La piste d’un scandale se précise au fil des semaines et le combat de cette mère de trois enfants, originaire de Geney (Doubs), semble toucher au but. Au centre du dossier traité par le tribunal bisontin, un pneu Goodyear, le modèle marathon LHS II, impliqué dans plusieurs accidents entre 2010 et 2016, dont celui de Jean-Paul Rollet. La plainte contre X de sa femme constitue aujourd’hui « le dossier-source de toute cette histoire », rappelle Étienne Manteaux qui n’hésite pas à saluer « la pugnacité » de Sophie Rollet. « Personne n’a mesuré l’ampleur de ce dossier avant elle. » Parmi les sept accidents provoqués par l’éclatement d’un pneumatique Goodyear Marathon LHS II et retenus dans cette enquête, trois d’entre eux ne sont pas prescrits. Jusqu’ici, le magistrat instructeur poursuivait les sociétés Goodyear France et Goodyear Opération en tant que personne morale pour homicides involontaires. Les récentes avancées de l’enquête et les éléments mis en évidence changent la donne. « J’ai considéré que ce n’était pas suffisant pour restituer l’ampleur de la responsabilité incombée à la société. Pour une personne morale, le risque pénal est une amende de 375 000 € ». Insuffisant pour la justice française et Sophie Rollet.

« Une pratique systémique de dissimulation d’informations »

« Une pratique systémique de dissimulation d’informations et d’éléments connus par la société dès 2013 est apparue au cours de cette information judiciaire », poursuit le procureur. La même année, l’entreprise lance en Espagne un programme volontaire d’échanges des pneumatiques mis en cause. Celui-ci est étendu à la France au mois d’avril 2014 sous le nom de « Tango » et prolongé jusqu’en 2015. À l’issue de ces programmes volontaires, Goodyear n’a obtenu que 50% de retour. « La société savait qu’un problème existait. Face aux éléments remontés du terrain, aux accidents liés à l’éclatement d’un pneu, si ce programme volontaire d’échange avait été une campagne de rappel obligatoire, les accidents suivants n’auraient peut-être pas eu lieu », renchérit Étienne Manteaux.

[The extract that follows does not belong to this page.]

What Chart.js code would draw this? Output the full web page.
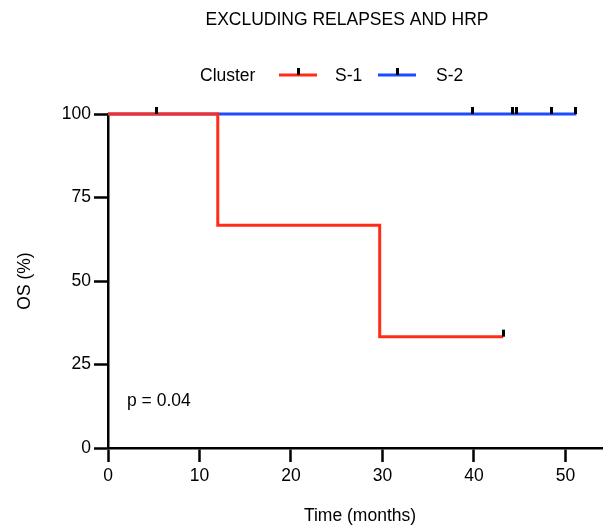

Un choix lourd de sens qui a motivé le procureur à étendre la saisine du juge d’instruction à d’autres infractions. À ces poursuites pour homicides involontaires, s’ajoutent désormais les délits de pratiques commerciales trompeuses et de tromperie sur les qualités substantielles de marchandise ayant pour conséquence de rendre cette marchandise dangereuse pour l’homme. Une requalification pour des condamnations beaucoup plus lourdes. « Ces deux infractions font encourir à la personne morale une amende évaluée jusqu’à 10% du chiffre d’affaires. » Dans ce cadre, les représentants des deux personnes morales poursuivis, seront entendus le 13 mai 2025.